The St Lucia national cricket team represents the country of Saint Lucia in cricket. The team is a member of the Windward Islands Cricket Board of Control, which itself is a member association of the West Indies Cricket Board. Players from St Lucia generally represent the Windward Islands cricket team at domestic level and the West Indies at international level. St Lucia has however played as a separate entity in matches which held Twenty20 status (Stanford 20/20), but has not appeared in first-class or List A cricket. St Lucia competes with St Vincent & the Grenadines, Grenada and Dominica in domestic Windward Islands cricket competitions including the Windward Islands two-day and Twenty20 cricket championships. The team's captain, as of 2014, is Craig Emmanuel.

Notable players

International Players
Darren Sammy is St Lucia's most decorated player. He became the first St Lucian to represent the West Indies when he made his debut against New Zealand in an ODI match in 2004.  Sammy made his test debut against England in June 2007. A natural leader on the pitch, Sammy became West Indies captain in 2010.

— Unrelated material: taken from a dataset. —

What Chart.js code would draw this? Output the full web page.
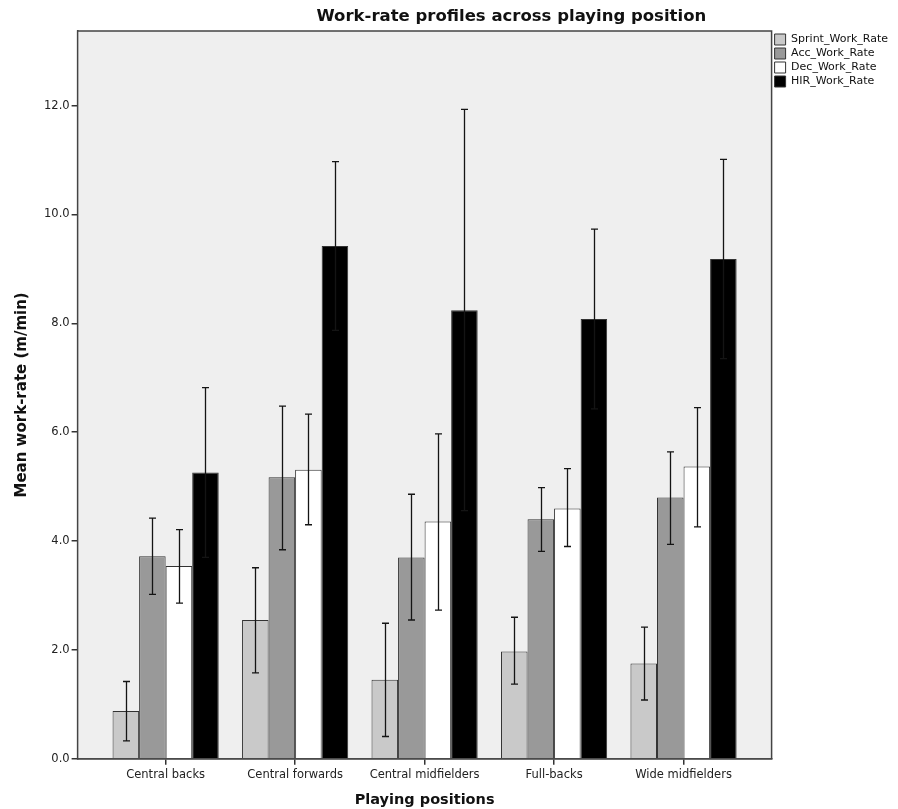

Three players from Saint Lucia have represented the West Indies at International Level, Darren Sammy, Johnson Charles and Garey Mathurin.

 Apps denotes the number of appearances the player has made.
 Runs denotes the number of runs scored by the player.
 Wkts denotes the number of wickets taken by the player.

Many other St Lucian players have represented the Windward Islands domestically in the West Indies Regional Super50, Regional Four Day Competition and the Caribbean Twenty20.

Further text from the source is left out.